The report says salaries in the consumer products and the retail sector will remain at 10%, same as in 2018 and this is attributed to the sector making a recovery, buoyant consumer confidence and increased purchasing power.
Financial services sector – banks, insurance companies and NBFCs – have seen a steady rise in salaries from 9.1% in 2017 to 9.6% in 2019, due to better performance, regulatory reforms and higher premium collections for insurance companies.
"Multinational companies that have manufacturing operations in India or KPO/BPO will see an average salary hike of 10%, which in dollar terms won't impact their cost of operations but Indian companies will see a lower salary hike which will based on their financial performance," said Sambhav Rakyan, data services practice leader, Asia Pacific, Willis Towers Watson.
According to the report, around 42.6% othe f the total salary hike budget will be reserved for top and above average performers.

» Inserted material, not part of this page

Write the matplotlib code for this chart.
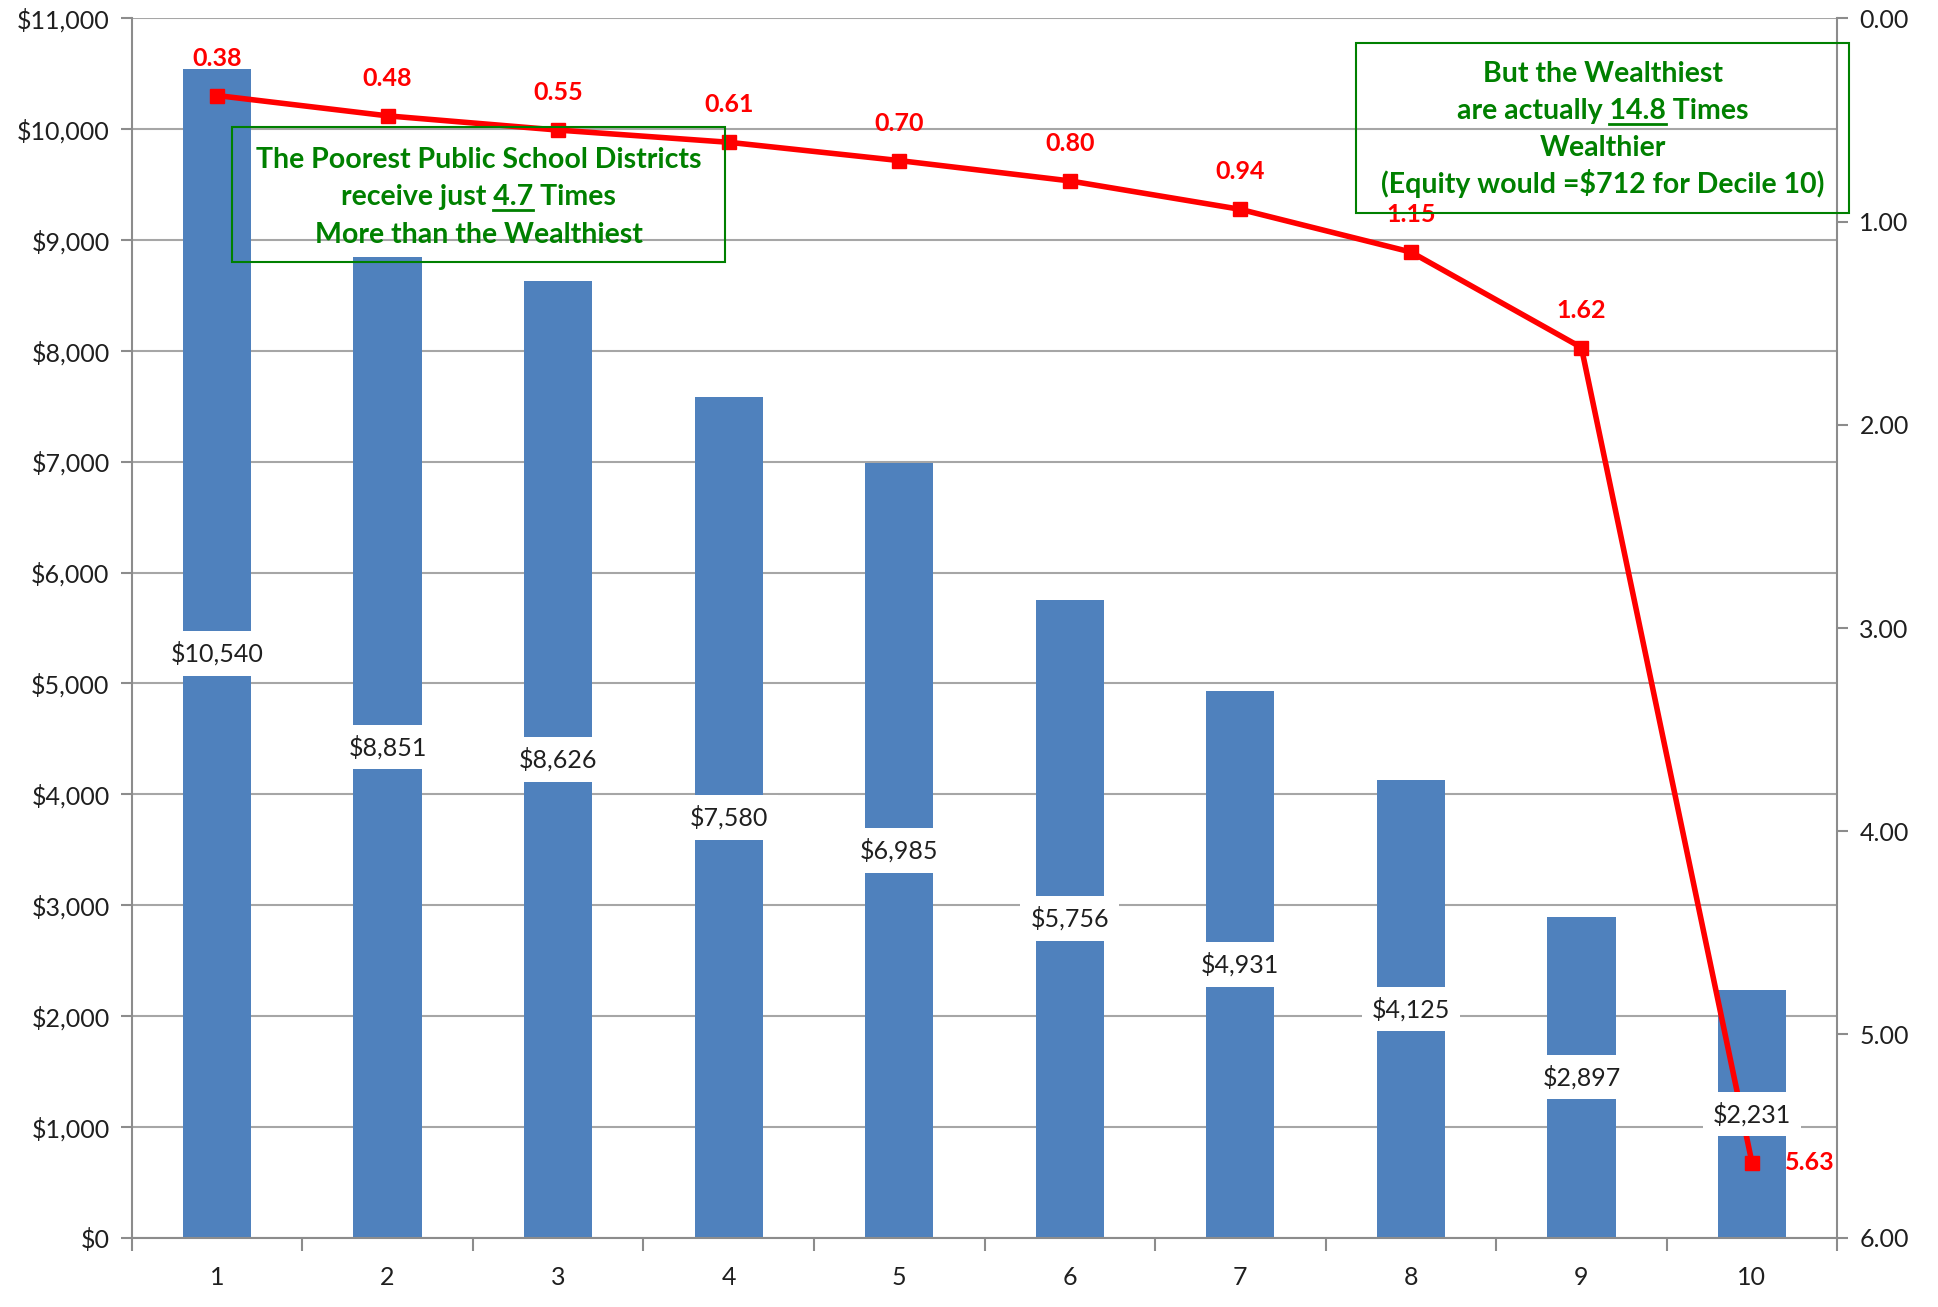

The salary hike at the executive level is projected to be 9.8% compared to 9.7% in the previous year, while for the mid-management and production/manual labour it will be 10%, a drop from 10.1%.
The report projects decline across all levels when it comes to variable pay allocation. Variable pay at the executive level will see a decline from 20.7% to 17.4%, mid-management level from 12.6% to 10.2% and 9.2% to 8.4% for production/manual labour.
Only 37% of the respondents have projected a positive revenue outlook for the next one year compared to 48% in 2017 hence the conservative variable pay projection, notes the report.
Technical skilled trade, engineering, IT and marketing will be the top four areas of recruitment in the next 12 months, according to the report.